The unions’ focus groups found that New Jerseyans who worked for the private sector harbored deep resentment toward what they saw as overly generous benefits for state workers. In one memorable research session, a man complained bitterly about the cushy life that his own father was enjoying by virtue of being a retired police officer.

Union officials believe that the political climate has shifted since then, in part because of the sacrifices they made. “This battle has got to be different,” Schnitzer said. “When Christie fails to make the [pension] payments, he’s failing to live up to his own commitments, and he’s acknowledging his own reforms were a failure.”

The opposition’s tactics also appear to have changed.

Eddie Donnelly, president of the New Jersey State Firefighters Mutual Benevolent Association, was among those who stood in silence as Christie warned of more reductions to come.

“We’ve lived up to our end of the deal,” Donnelly said. “This guy has consistently failed, but he continues to point the finger at public workers.”

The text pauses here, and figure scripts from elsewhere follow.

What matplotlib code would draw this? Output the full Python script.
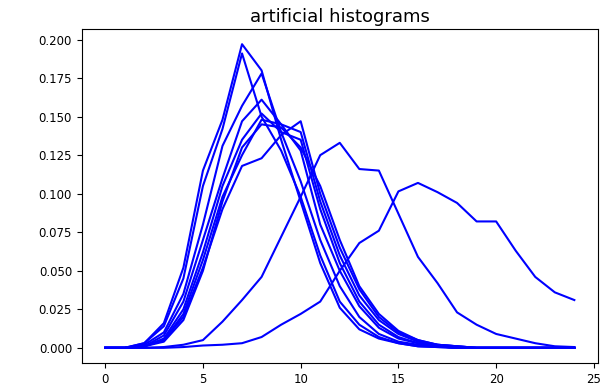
import matplotlib
matplotlib.use("Agg")
import matplotlib.pyplot as plt
import numpy as np

bins = list(range(25))

hist_1 = [0.000, 0.000, 0.003, 0.016, 0.052, 0.115, 0.148, 0.197, 0.180, 0.135, 0.095, 0.055, 0.026, 0.012, 0.006, 0.003, 0.001, 0.0005, 0, 0, 0, 0, 0, 0, 0]
hist_2 = [0.000, 0.000, 0.003, 0.014, 0.045, 0.105, 0.142, 0.191, 0.150, 0.128, 0.098, 0.060, 0.030, 0.015, 0.007, 0.003, 0.001, 0.0005, 0, 0, 0, 0, 0, 0, 0]
hist_3 = [0.000, 0.000, 0.002, 0.010, 0.035, 0.080, 0.131, 0.157, 0.178, 0.140, 0.108, 0.070, 0.040, 0.020, 0.009, 0.004, 0.002, 0.001, 0, 0, 0, 0, 0, 0, 0]
hist_4 = [0.000, 0.000, 0.001, 0.008, 0.030, 0.070, 0.110, 0.147, 0.161, 0.145, 0.128, 0.080, 0.050, 0.027, 0.013, 0.006, 0.003, 0.001, 0, 0, 0, 0, 0, 0, 0]
hist_5 = [0.000, 0.000, 0.001, 0.006, 0.025, 0.062, 0.105, 0.135, 0.152, 0.140, 0.135, 0.090, 0.055, 0.030, 0.015, 0.007, 0.003, 0.001, 0, 0, 0, 0, 0, 0, 0]
hist_6 = [0.000, 0.000, 0.001, 0.005, 0.022, 0.057, 0.098, 0.125, 0.148, 0.145, 0.140, 0.095, 0.060, 0.034, 0.018, 0.009, 0.004, 0.002, 0.001, 0, 0, 0, 0, 0, 0]
hist_7 = [0.000, 0.000, 0.001, 0.005, 0.020, 0.052, 0.090, 0.118, 0.123, 0.138, 0.147, 0.100, 0.065, 0.038, 0.020, 0.010, 0.005, 0.002, 0.001, 0, 0, 0, 0, 0, 0]
hist_8 = [0.000, 0.000, 0.001, 0.004, 0.018, 0.050, 0.095, 0.130, 0.145, 0.143, 0.130, 0.105, 0.070, 0.040, 0.022, 0.011, 0.005, 0.002, 0.001, 0, 0, 0, 0, 0, 0]
hist_9 = [0.000, 0.000, 0.000, 0.0005, 0.002, 0.005, 0.017, 0.031, 0.046, 0.072, 0.098, 0.125, 0.133, 0.116, 0.115, 0.087, 0.059, 0.042, 0.023, 0.015, 0.009, 0.006, 0.003, 0.001, 0.0005]
hist_10 = [0.000, 0.000, 0.000, 0.000, 0.0005, 0.0015, 0.002, 0.003, 0.007, 0.015, 0.022, 0.030, 0.050, 0.068, 0.076, 0.1015, 0.107, 0.101, 0.094, 0.082, 0.082, 0.063, 0.046, 0.036, 0.031]

histograms = [hist_1, hist_2, hist_3, hist_4, hist_5, hist_6, hist_7, hist_8, hist_9, hist_10]

fig = plt.figure(figsize=(6.10, 3.91), dpi=100)
ax = fig.add_axes([0.134, 0.0716, 0.846, 0.8542])
for h in histograms:
    ax.plot(bins, h, color="blue", linewidth=1.5)

ax.set_title("artificial histograms", fontsize=13, pad=5)
ax.set_xticks([0, 5, 10, 15, 20, 25])
ax.set_yticks(np.arange(0, 0.201, 0.025))
ax.yaxis.set_major_formatter(matplotlib.ticker.FormatStrFormatter("%.3f"))
ax.tick_params(labelsize=8.5)

fig.savefig("out.png", dpi=100)
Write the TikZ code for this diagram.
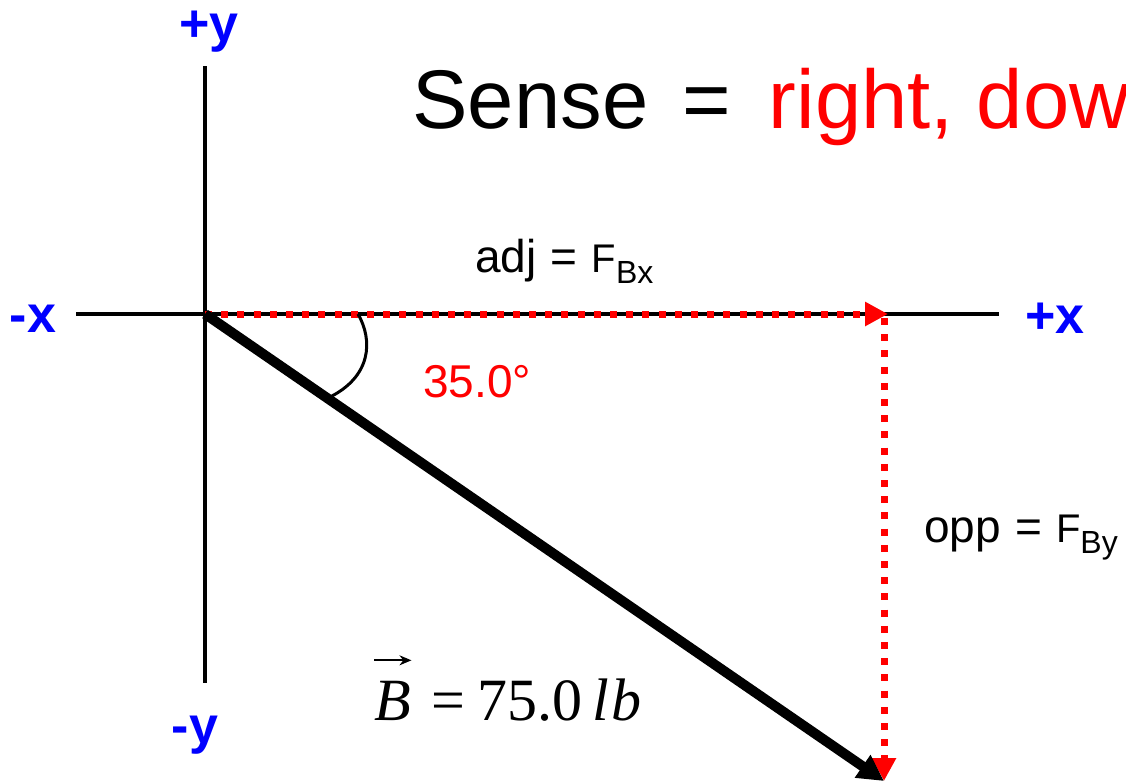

The biggest round of applause at the hour-long town hall was for Larry Parker, a retired police chief whom Christie called upon during the question-and-answer session.

“We’re not here to talk about getting something for nothing. I don’t think any of us want to rob the New Jersey taxpayers. We are taxpayers,” Parker said. “Where does a 73-year-old man go and find a job?”

Christie assured him that current retirees would see their benefits preserved but said those who are entering the workforce now would be called upon to give up more.

Afterward, a number of those in the audience congratulated Parker for his eloquence. One of them was Christie’s father, Bill Christie, a retired accountant.

“It made me feel better about my position, but I’m concerned about a lot of the young officers,” Parker said.